» EXERCISE DESCRIPTION:
Repeat the data that follows, word for word, without the images.

» DATASET SECTION:
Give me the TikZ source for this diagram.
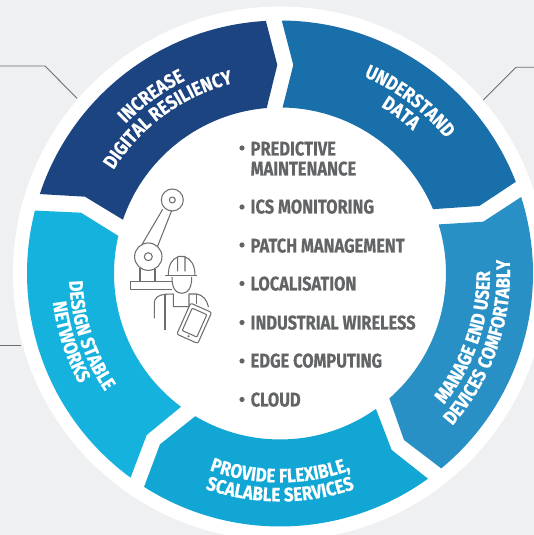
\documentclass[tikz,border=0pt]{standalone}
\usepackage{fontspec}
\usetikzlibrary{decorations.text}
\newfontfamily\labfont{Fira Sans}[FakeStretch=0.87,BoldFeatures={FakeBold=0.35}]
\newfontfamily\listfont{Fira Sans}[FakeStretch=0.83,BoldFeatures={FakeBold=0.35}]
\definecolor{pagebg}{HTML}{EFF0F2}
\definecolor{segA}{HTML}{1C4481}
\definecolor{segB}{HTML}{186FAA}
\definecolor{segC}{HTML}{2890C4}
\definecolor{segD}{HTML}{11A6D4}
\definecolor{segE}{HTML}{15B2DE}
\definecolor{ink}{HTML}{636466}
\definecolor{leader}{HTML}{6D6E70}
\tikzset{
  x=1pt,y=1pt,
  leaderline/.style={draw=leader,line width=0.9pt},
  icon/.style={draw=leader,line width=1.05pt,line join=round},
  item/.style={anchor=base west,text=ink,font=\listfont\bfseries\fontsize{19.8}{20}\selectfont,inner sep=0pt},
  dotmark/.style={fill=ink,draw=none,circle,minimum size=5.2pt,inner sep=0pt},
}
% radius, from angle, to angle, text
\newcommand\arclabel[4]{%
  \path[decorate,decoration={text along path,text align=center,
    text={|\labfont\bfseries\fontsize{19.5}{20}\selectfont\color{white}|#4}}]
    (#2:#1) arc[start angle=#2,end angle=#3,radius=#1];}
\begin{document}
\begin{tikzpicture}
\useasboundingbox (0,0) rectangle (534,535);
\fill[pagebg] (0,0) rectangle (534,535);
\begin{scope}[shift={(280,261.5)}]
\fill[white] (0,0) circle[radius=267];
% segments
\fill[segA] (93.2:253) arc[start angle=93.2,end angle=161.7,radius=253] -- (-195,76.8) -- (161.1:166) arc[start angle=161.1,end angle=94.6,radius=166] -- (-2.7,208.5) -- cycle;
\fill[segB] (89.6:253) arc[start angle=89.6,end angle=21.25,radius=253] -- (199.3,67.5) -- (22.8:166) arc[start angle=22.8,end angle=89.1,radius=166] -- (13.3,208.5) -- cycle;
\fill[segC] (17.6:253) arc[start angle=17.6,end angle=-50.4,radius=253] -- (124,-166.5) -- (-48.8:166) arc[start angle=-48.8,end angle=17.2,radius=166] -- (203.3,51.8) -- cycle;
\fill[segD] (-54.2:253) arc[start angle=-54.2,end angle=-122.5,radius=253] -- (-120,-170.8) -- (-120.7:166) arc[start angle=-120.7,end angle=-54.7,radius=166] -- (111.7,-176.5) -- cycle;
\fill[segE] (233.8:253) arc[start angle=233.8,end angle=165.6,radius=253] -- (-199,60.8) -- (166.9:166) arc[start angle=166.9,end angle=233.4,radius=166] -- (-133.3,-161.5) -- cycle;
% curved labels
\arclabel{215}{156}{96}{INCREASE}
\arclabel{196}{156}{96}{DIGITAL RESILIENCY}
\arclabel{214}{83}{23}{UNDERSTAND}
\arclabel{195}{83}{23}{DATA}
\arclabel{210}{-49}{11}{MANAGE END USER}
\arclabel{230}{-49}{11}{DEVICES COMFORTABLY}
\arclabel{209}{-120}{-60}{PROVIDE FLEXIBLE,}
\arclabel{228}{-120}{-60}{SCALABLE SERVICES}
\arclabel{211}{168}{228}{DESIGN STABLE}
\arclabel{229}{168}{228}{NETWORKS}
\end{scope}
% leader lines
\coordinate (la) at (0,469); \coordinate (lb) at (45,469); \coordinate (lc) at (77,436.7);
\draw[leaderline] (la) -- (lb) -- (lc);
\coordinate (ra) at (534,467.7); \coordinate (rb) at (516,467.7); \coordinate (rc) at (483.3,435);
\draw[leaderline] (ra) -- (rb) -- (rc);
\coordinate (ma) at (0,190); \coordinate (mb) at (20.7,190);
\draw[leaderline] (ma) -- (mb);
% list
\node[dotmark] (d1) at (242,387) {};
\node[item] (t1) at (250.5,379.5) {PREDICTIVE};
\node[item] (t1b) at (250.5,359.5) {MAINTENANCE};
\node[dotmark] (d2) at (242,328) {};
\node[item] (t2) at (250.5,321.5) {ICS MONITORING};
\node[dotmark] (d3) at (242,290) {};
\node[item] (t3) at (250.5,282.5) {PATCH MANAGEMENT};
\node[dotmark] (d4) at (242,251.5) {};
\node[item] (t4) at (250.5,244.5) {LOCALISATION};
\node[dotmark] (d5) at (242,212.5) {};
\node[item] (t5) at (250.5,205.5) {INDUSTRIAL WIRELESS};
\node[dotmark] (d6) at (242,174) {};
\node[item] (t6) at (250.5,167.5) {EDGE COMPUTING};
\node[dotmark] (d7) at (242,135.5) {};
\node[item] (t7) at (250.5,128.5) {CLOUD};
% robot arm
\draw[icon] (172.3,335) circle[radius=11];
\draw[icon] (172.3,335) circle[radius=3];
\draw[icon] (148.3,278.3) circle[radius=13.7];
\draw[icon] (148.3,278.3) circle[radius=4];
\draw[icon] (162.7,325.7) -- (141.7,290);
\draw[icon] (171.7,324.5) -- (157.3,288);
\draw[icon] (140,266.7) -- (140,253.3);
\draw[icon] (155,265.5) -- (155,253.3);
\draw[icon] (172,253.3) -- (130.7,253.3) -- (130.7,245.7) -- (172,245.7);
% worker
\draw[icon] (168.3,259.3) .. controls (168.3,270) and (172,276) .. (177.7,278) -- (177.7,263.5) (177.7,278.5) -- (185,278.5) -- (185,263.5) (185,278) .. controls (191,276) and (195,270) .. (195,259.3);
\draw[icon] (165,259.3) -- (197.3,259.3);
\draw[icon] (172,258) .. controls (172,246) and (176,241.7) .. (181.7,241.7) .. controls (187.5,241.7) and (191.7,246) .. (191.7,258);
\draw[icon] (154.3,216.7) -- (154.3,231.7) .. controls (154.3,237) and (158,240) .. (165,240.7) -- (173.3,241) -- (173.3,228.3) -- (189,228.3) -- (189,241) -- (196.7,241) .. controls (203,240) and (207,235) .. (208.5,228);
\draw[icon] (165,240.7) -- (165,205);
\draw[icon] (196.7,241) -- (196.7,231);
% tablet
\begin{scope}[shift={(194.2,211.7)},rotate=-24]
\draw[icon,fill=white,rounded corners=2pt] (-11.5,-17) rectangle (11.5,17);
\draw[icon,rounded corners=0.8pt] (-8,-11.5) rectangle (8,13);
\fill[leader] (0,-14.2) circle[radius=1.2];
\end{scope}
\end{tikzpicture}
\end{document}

» WORKED ANSWER:
Give me the TikZ source for this diagram.
\documentclass[tikz,border=0pt]{standalone}
\usepackage{fontspec}
\usetikzlibrary{decorations.text}
\newfontfamily\labfont{Fira Sans}[FakeStretch=0.87,BoldFeatures={FakeBold=0.35}]
\newfontfamily\listfont{Fira Sans}[FakeStretch=0.83,BoldFeatures={FakeBold=0.35}]
\definecolor{pagebg}{HTML}{EFF0F2}
\definecolor{segA}{HTML}{1C4481}
\definecolor{segB}{HTML}{186FAA}
\definecolor{segC}{HTML}{2890C4}
\definecolor{segD}{HTML}{11A6D4}
\definecolor{segE}{HTML}{15B2DE}
\definecolor{ink}{HTML}{636466}
\definecolor{leader}{HTML}{6D6E70}
\tikzset{
  x=1pt,y=1pt,
  leaderline/.style={draw=leader,line width=0.9pt},
  icon/.style={draw=leader,line width=1.05pt,line join=round},
  item/.style={anchor=base west,text=ink,font=\listfont\bfseries\fontsize{19.8}{20}\selectfont,inner sep=0pt},
  dotmark/.style={fill=ink,draw=none,circle,minimum size=5.2pt,inner sep=0pt},
}
% radius, from angle, to angle, text
\newcommand\arclabel[4]{%
  \path[decorate,decoration={text along path,text align=center,
    text={|\labfont\bfseries\fontsize{19.5}{20}\selectfont\color{white}|#4}}]
    (#2:#1) arc[start angle=#2,end angle=#3,radius=#1];}
\begin{document}
\begin{tikzpicture}
\useasboundingbox (0,0) rectangle (534,535);
\fill[pagebg] (0,0) rectangle (534,535);
\begin{scope}[shift={(280,261.5)}]
\fill[white] (0,0) circle[radius=267];
% segments
\fill[segA] (93.2:253) arc[start angle=93.2,end angle=161.7,radius=253] -- (-195,76.8) -- (161.1:166) arc[start angle=161.1,end angle=94.6,radius=166] -- (-2.7,208.5) -- cycle;
\fill[segB] (89.6:253) arc[start angle=89.6,end angle=21.25,radius=253] -- (199.3,67.5) -- (22.8:166) arc[start angle=22.8,end angle=89.1,radius=166] -- (13.3,208.5) -- cycle;
\fill[segC] (17.6:253) arc[start angle=17.6,end angle=-50.4,radius=253] -- (124,-166.5) -- (-48.8:166) arc[start angle=-48.8,end angle=17.2,radius=166] -- (203.3,51.8) -- cycle;
\fill[segD] (-54.2:253) arc[start angle=-54.2,end angle=-122.5,radius=253] -- (-120,-170.8) -- (-120.7:166) arc[start angle=-120.7,end angle=-54.7,radius=166] -- (111.7,-176.5) -- cycle;
\fill[segE] (233.8:253) arc[start angle=233.8,end angle=165.6,radius=253] -- (-199,60.8) -- (166.9:166) arc[start angle=166.9,end angle=233.4,radius=166] -- (-133.3,-161.5) -- cycle;
% curved labels
\arclabel{215}{156}{96}{INCREASE}
\arclabel{196}{156}{96}{DIGITAL RESILIENCY}
\arclabel{214}{83}{23}{UNDERSTAND}
\arclabel{195}{83}{23}{DATA}
\arclabel{210}{-49}{11}{MANAGE END USER}
\arclabel{230}{-49}{11}{DEVICES COMFORTABLY}
\arclabel{209}{-120}{-60}{PROVIDE FLEXIBLE,}
\arclabel{228}{-120}{-60}{SCALABLE SERVICES}
\arclabel{211}{168}{228}{DESIGN STABLE}
\arclabel{229}{168}{228}{NETWORKS}
\end{scope}
% leader lines
\coordinate (la) at (0,469); \coordinate (lb) at (45,469); \coordinate (lc) at (77,436.7);
\draw[leaderline] (la) -- (lb) -- (lc);
\coordinate (ra) at (534,467.7); \coordinate (rb) at (516,467.7); \coordinate (rc) at (483.3,435);
\draw[leaderline] (ra) -- (rb) -- (rc);
\coordinate (ma) at (0,190); \coordinate (mb) at (20.7,190);
\draw[leaderline] (ma) -- (mb);
% list
\node[dotmark] (d1) at (242,387) {};
\node[item] (t1) at (250.5,379.5) {PREDICTIVE};
\node[item] (t1b) at (250.5,359.5) {MAINTENANCE};
\node[dotmark] (d2) at (242,328) {};
\node[item] (t2) at (250.5,321.5) {ICS MONITORING};
\node[dotmark] (d3) at (242,290) {};
\node[item] (t3) at (250.5,282.5) {PATCH MANAGEMENT};
\node[dotmark] (d4) at (242,251.5) {};
\node[item] (t4) at (250.5,244.5) {LOCALISATION};
\node[dotmark] (d5) at (242,212.5) {};
\node[item] (t5) at (250.5,205.5) {INDUSTRIAL WIRELESS};
\node[dotmark] (d6) at (242,174) {};
\node[item] (t6) at (250.5,167.5) {EDGE COMPUTING};
\node[dotmark] (d7) at (242,135.5) {};
\node[item] (t7) at (250.5,128.5) {CLOUD};
% robot arm
\draw[icon] (172.3,335) circle[radius=11];
\draw[icon] (172.3,335) circle[radius=3];
\draw[icon] (148.3,278.3) circle[radius=13.7];
\draw[icon] (148.3,278.3) circle[radius=4];
\draw[icon] (162.7,325.7) -- (141.7,290);
\draw[icon] (171.7,324.5) -- (157.3,288);
\draw[icon] (140,266.7) -- (140,253.3);
\draw[icon] (155,265.5) -- (155,253.3);
\draw[icon] (172,253.3) -- (130.7,253.3) -- (130.7,245.7) -- (172,245.7);
% worker
\draw[icon] (168.3,259.3) .. controls (168.3,270) and (172,276) .. (177.7,278) -- (177.7,263.5) (177.7,278.5) -- (185,278.5) -- (185,263.5) (185,278) .. controls (191,276) and (195,270) .. (195,259.3);
\draw[icon] (165,259.3) -- (197.3,259.3);
\draw[icon] (172,258) .. controls (172,246) and (176,241.7) .. (181.7,241.7) .. controls (187.5,241.7) and (191.7,246) .. (191.7,258);
\draw[icon] (154.3,216.7) -- (154.3,231.7) .. controls (154.3,237) and (158,240) .. (165,240.7) -- (173.3,241) -- (173.3,228.3) -- (189,228.3) -- (189,241) -- (196.7,241) .. controls (203,240) and (207,235) .. (208.5,228);
\draw[icon] (165,240.7) -- (165,205);
\draw[icon] (196.7,241) -- (196.7,231);
% tablet
\begin{scope}[shift={(194.2,211.7)},rotate=-24]
\draw[icon,fill=white,rounded corners=2pt] (-11.5,-17) rectangle (11.5,17);
\draw[icon,rounded corners=0.8pt] (-8,-11.5) rectangle (8,13);
\fill[leader] (0,-14.2) circle[radius=1.2];
\end{scope}
\end{tikzpicture}
\end{document}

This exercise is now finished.